━━━━━ MATERIAL PROVIDED
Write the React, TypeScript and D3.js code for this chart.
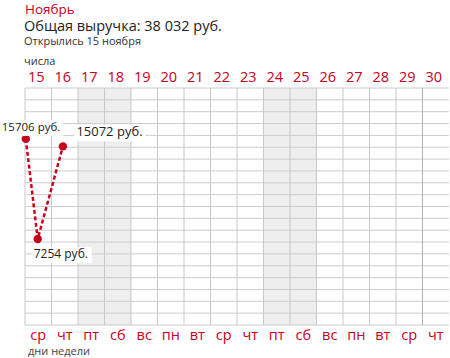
import React from "react";
import * as d3 from "d3";

// дни месяца и дни недели
const days = ["15", "16", "17", "18", "19", "20", "21", "22", "23", "24", "25", "26", "27", "28", "29", "30"];
const weekdays = ["ср", "чт", "пт", "сб", "вс", "пн", "вт", "ср", "чт", "пт", "сб", "вс", "пн", "вт", "ср", "чт"];
const weekendDays = ["17", "18", "24", "25"];

// выручка: позиция по дням (дробная) и сумма
const pointDays = [15.03, 15.48, 16.43];
const pointValues = [15706, 7254, 15072];
const pointLabels = ["15706 руб.", "7254 руб.", "15072 руб."];

const title = "Ноябрь";
const subtitle = "Общая выручка: 38 032 руб.";
const note = "Открылись 15 ноября";

const W = 450;
const H = 358;
const left = 25;
const right = 449;
const top = 88;
const bottom = 325;
const rows = 20;
const red = "#c8001e";
const font = "'Open Sans', sans-serif";

// смещения подписей относительно точек
const labelStyle = [
  { dx: -24, dy: -8, size: 11.5 },
  { dx: -4, dy: 19, size: 12 },
  { dx: 13.5, dy: -10, size: 13 },
];

export default function App() {
  const x = d3.scaleBand<string>().domain(days).range([left, right]).padding(0);
  const xDay = d3.scaleLinear().domain([15, 31]).range([left, right]);
  const y = d3.scaleLinear().domain([0, 20000]).range([bottom, top]);
  const rowY = d3.range(rows + 1).map((i) => top + ((bottom - top) * i) / rows);

  const pts = pointValues.map((v, i) => ({ x: xDay(pointDays[i]), y: y(v), label: pointLabels[i] }));
  const line = d3
    .line<{ x: number; y: number }>()
    .x((d) => d.x)
    .y((d) => d.y);

  return (
    <svg width={W} height={H} style={{ position: "absolute", left: 0, top: 0, fontFamily: font }}>
      <rect width={W} height={H} fill="#fff" />
      <text x={25} y={13.5} fontSize={13.5} fill={red}>{title}</text>
      <text x={24} y={30.5} fontSize={14.5} fill="#222">{subtitle}</text>
      <text x={24} y={45} fontSize={11} fill="#333">{note}</text>
      <text x={24} y={65} fontSize={11} fill="#333">числа</text>

      {weekendDays.map((d) => (
        <rect key={d} x={x(d)} y={top} width={x.bandwidth()} height={bottom - top} fill="#eeeeee" />
      ))}
      {rowY.map((yy, i) => (
        <line key={"r" + i} x1={left} x2={right} y1={yy} y2={yy} stroke="#cccccc" strokeWidth={1} />
      ))}
      {days.map((d) => (
        <line key={"c" + d} x1={x(d)} x2={x(d)} y1={top} y2={bottom} stroke="#c8c8c8" strokeWidth={1} />
      ))}
      <line x1={x("30")} x2={x("30")} y1={top} y2={bottom} stroke="#b0b0b0" strokeWidth={1} />

      {days.map((d) => (
        <text key={"d" + d} x={(x(d) ?? 0) + x.bandwidth() / 2 - 2} y={81.5} fontSize={14.5} fill={red} textAnchor="middle">
          {d}
        </text>
      ))}
      {weekdays.map((w, i) => (
        <text key={"w" + i} x={(x(days[i]) ?? 0) + x.bandwidth() / 2} y={340} fontSize={14.5} fill={red} textAnchor="middle">
          {w}
        </text>
      ))}
      <text x={28} y={355} fontSize={11} fill="#444">дни недели</text>

      <path d={line(pts) ?? ""} fill="none" stroke={red} strokeWidth={2.5} strokeDasharray="4,2.5" />
      {pts.map((p, i) => (
        <circle key={"p" + i} cx={p.x} cy={p.y} r={4.2} fill={red} />
      ))}
      {pts.map((p, i) => {
        const s = labelStyle[i];
        const tw = p.label.length * s.size * 0.5;
        return (
          <g key={"l" + i}>
            <rect x={p.x + s.dx - 2} y={p.y + s.dy - s.size + 1} width={tw + 6} height={s.size + 4} fill="#fff" />
            <text x={p.x + s.dx} y={p.y + s.dy} fontSize={s.size} fill="#222">
              {p.label}
            </text>
          </g>
        );
      })}
    </svg>
  );
}
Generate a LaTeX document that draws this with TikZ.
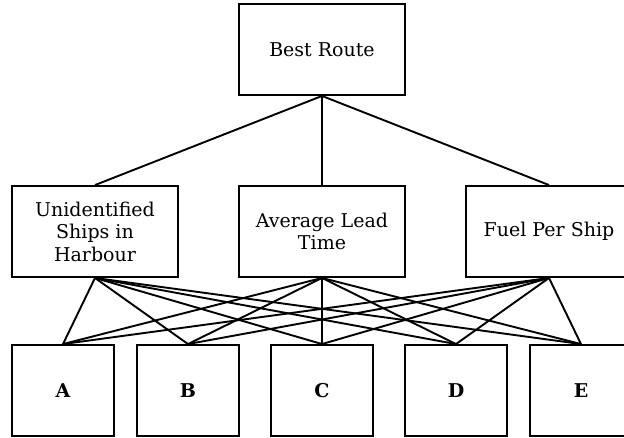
━━━━━━━━━━
▸ **THE TASK**:
Omit every picture, then reproduce the rest of the listing exactly.

▸ **EXERCISE RESULT**:
Write the React, TypeScript and D3.js code for this chart.
import React from "react";
import * as d3 from "d3";

// дни месяца и дни недели
const days = ["15", "16", "17", "18", "19", "20", "21", "22", "23", "24", "25", "26", "27", "28", "29", "30"];
const weekdays = ["ср", "чт", "пт", "сб", "вс", "пн", "вт", "ср", "чт", "пт", "сб", "вс", "пн", "вт", "ср", "чт"];
const weekendDays = ["17", "18", "24", "25"];

// выручка: позиция по дням (дробная) и сумма
const pointDays = [15.03, 15.48, 16.43];
const pointValues = [15706, 7254, 15072];
const pointLabels = ["15706 руб.", "7254 руб.", "15072 руб."];

const title = "Ноябрь";
const subtitle = "Общая выручка: 38 032 руб.";
const note = "Открылись 15 ноября";

const W = 450;
const H = 358;
const left = 25;
const right = 449;
const top = 88;
const bottom = 325;
const rows = 20;
const red = "#c8001e";
const font = "'Open Sans', sans-serif";

// смещения подписей относительно точек
const labelStyle = [
  { dx: -24, dy: -8, size: 11.5 },
  { dx: -4, dy: 19, size: 12 },
  { dx: 13.5, dy: -10, size: 13 },
];

export default function App() {
  const x = d3.scaleBand<string>().domain(days).range([left, right]).padding(0);
  const xDay = d3.scaleLinear().domain([15, 31]).range([left, right]);
  const y = d3.scaleLinear().domain([0, 20000]).range([bottom, top]);
  const rowY = d3.range(rows + 1).map((i) => top + ((bottom - top) * i) / rows);

  const pts = pointValues.map((v, i) => ({ x: xDay(pointDays[i]), y: y(v), label: pointLabels[i] }));
  const line = d3
    .line<{ x: number; y: number }>()
    .x((d) => d.x)
    .y((d) => d.y);

  return (
    <svg width={W} height={H} style={{ position: "absolute", left: 0, top: 0, fontFamily: font }}>
      <rect width={W} height={H} fill="#fff" />
      <text x={25} y={13.5} fontSize={13.5} fill={red}>{title}</text>
      <text x={24} y={30.5} fontSize={14.5} fill="#222">{subtitle}</text>
      <text x={24} y={45} fontSize={11} fill="#333">{note}</text>
      <text x={24} y={65} fontSize={11} fill="#333">числа</text>

      {weekendDays.map((d) => (
        <rect key={d} x={x(d)} y={top} width={x.bandwidth()} height={bottom - top} fill="#eeeeee" />
      ))}
      {rowY.map((yy, i) => (
        <line key={"r" + i} x1={left} x2={right} y1={yy} y2={yy} stroke="#cccccc" strokeWidth={1} />
      ))}
      {days.map((d) => (
        <line key={"c" + d} x1={x(d)} x2={x(d)} y1={top} y2={bottom} stroke="#c8c8c8" strokeWidth={1} />
      ))}
      <line x1={x("30")} x2={x("30")} y1={top} y2={bottom} stroke="#b0b0b0" strokeWidth={1} />

      {days.map((d) => (
        <text key={"d" + d} x={(x(d) ?? 0) + x.bandwidth() / 2 - 2} y={81.5} fontSize={14.5} fill={red} textAnchor="middle">
          {d}
        </text>
      ))}
      {weekdays.map((w, i) => (
        <text key={"w" + i} x={(x(days[i]) ?? 0) + x.bandwidth() / 2} y={340} fontSize={14.5} fill={red} textAnchor="middle">
          {w}
        </text>
      ))}
      <text x={28} y={355} fontSize={11} fill="#444">дни недели</text>

      <path d={line(pts) ?? ""} fill="none" stroke={red} strokeWidth={2.5} strokeDasharray="4,2.5" />
      {pts.map((p, i) => (
        <circle key={"p" + i} cx={p.x} cy={p.y} r={4.2} fill={red} />
      ))}
      {pts.map((p, i) => {
        const s = labelStyle[i];
        const tw = p.label.length * s.size * 0.5;
        return (
          <g key={"l" + i}>
            <rect x={p.x + s.dx - 2} y={p.y + s.dy - s.size + 1} width={tw + 6} height={s.size + 4} fill="#fff" />
            <text x={p.x + s.dx} y={p.y + s.dy} fontSize={s.size} fill="#222">
              {p.label}
            </text>
          </g>
        );
      })}
    </svg>
  );
}
Generate a LaTeX document that draws this with TikZ.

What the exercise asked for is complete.